Aluminum Makers Heavy on China Criticism, Lack Consensus on Fix
U.S. aluminum producers are clear that China is largely to blame for their woes. What they lack is consensus on what to do about it.
Alcoa Inc., the biggest U.S. producer, Century Aluminum Co., Novelis Inc. and other producers testified Thursday in front of the U.S. International Trade Commission. Several speakers said that China is subsidizing its companies with tax breaks and loans, hurting U.S. makers of primary aluminum and downstream products.
When asked by ITC commissioners what would be the best way to resolve the problem, many called for constructive dialogue.
“A negotiated resolution to this is the best outcome for all of us,” Garney Scott, president of aluminum recycler and trader Scepter Inc., said in testimony.
The hearings come after a flood of aluminum exports from China depressed international markets. China has set a priority of shuttering surplus industrial capacity as the country shifts from a capital-intensive to a consumption-led economy, and Chinese smelters pledged late last year to cut output as metal prices fell to the lowest in six years.
‘First Step’
“We believe implementation and enforcement of the State Council’s plan would be a positive first step to reducing China’s overcapacity,” Tim Reyes, the president of Alcoa Cast Products, said at the Washington hearings.

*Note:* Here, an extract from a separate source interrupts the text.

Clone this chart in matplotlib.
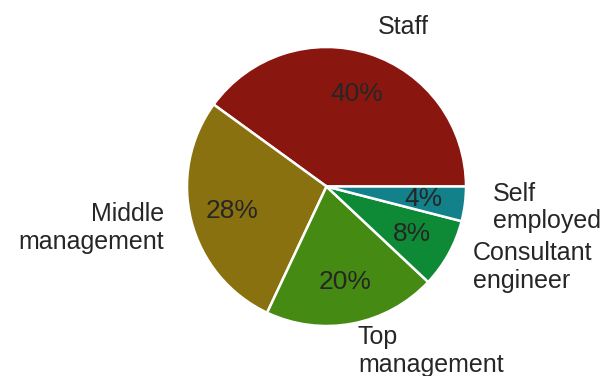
import matplotlib
matplotlib.use("Agg")
import matplotlib.pyplot as plt

categories = ["Staff", "Middle\nmanagement", "Top\nmanagement", "Consultant\nengineer", "Self\nemployed"]
shares = [40, 28, 20, 8, 4]
colors = ["#8a1610", "#8a7110", "#458a12", "#0e8a36", "#12818a"]

plt.rcParams["font.family"] = ["Liberation Sans", "DejaVu Sans"]

W, H = 606, 376
fig = plt.figure(figsize=(W / 100, H / 100), dpi=100)
cx, cy, r = 326.5, 186.5, 139.5
ax = fig.add_axes([(cx - r) / W, (H - cy - r) / H, 2 * r / W, 2 * r / H])

wedges, texts, autotexts = ax.pie(
    shares,
    labels=categories,
    colors=colors,
    startangle=0,
    counterclock=True,
    autopct="%.0f%%",
    pctdistance=0.7,
    labeldistance=1.2,
    wedgeprops=dict(edgecolor="white", linewidth=1.8),
    textprops=dict(fontsize=18, color="#262626"),
)
for t in autotexts:
    t.set_fontsize(19)
ax.set_xlim(-1, 1)
ax.set_ylim(-1, 1)
ax.set_aspect("equal")
ax.axis("off")

fig.savefig("out.png", dpi=100)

Others called for the U.S. to take direct action.
Lloyd Stemple, who heads a Constellium NV unit in the U.S., said his company’s can sheet customers continue to increase purchases from China because of lower prices. He recommends the U.S. impose a 30 percent import duty on Chinese rolled products.
Primary aluminum production in the U.S. faces the possibility of having to shutter if prices fall below $1,528 a metric ton, according to Austin, Texas-based researcher Harbor Intelligence. Aluminum for delivery in three months settled at $1,665 on Wednesday, down about 50 percent from a 2008 high.
Century Aluminum Chief Executive Officer Michael Bless, who offered testimony at the hearing, said in an interview published in August that China’s actions violate World Trade Organization rules, and that he wants the Obama administration, or the next one, to take up that fight.
The Aluminum Association, a U.S.-based group that represents aluminum companies, has said there’s evidence that some surplus metal enters the U.S. through transshipment and re-labeling of aluminum products in third countries to circumvent anti-dumping and countervailing duties.
To be sure, some in the market say the oversupply in the market is due to years of overproduction by everyone, not just China. About 60 percent of the overproduction in past years has come from China and 40 percent from the rest of the world, according to Harbor, adding that output exceeded demand in 11 years from 2001 to 2015.
“Although China has overproduced in the last 15 years, most of it has been absorbed by its expanding domestic upstream and downstream industries for working inventory and buffer stock purposes,” Jorge Vazquez, Harbor’s managing director, said in a telephone interview.
Allegations of aluminum transshipping are “groundless, distorting facts,” China Nonferrous Metals Fabrication Industry Association said in a statement posted on the website of parent group China Nonferrous Metals Industry Association.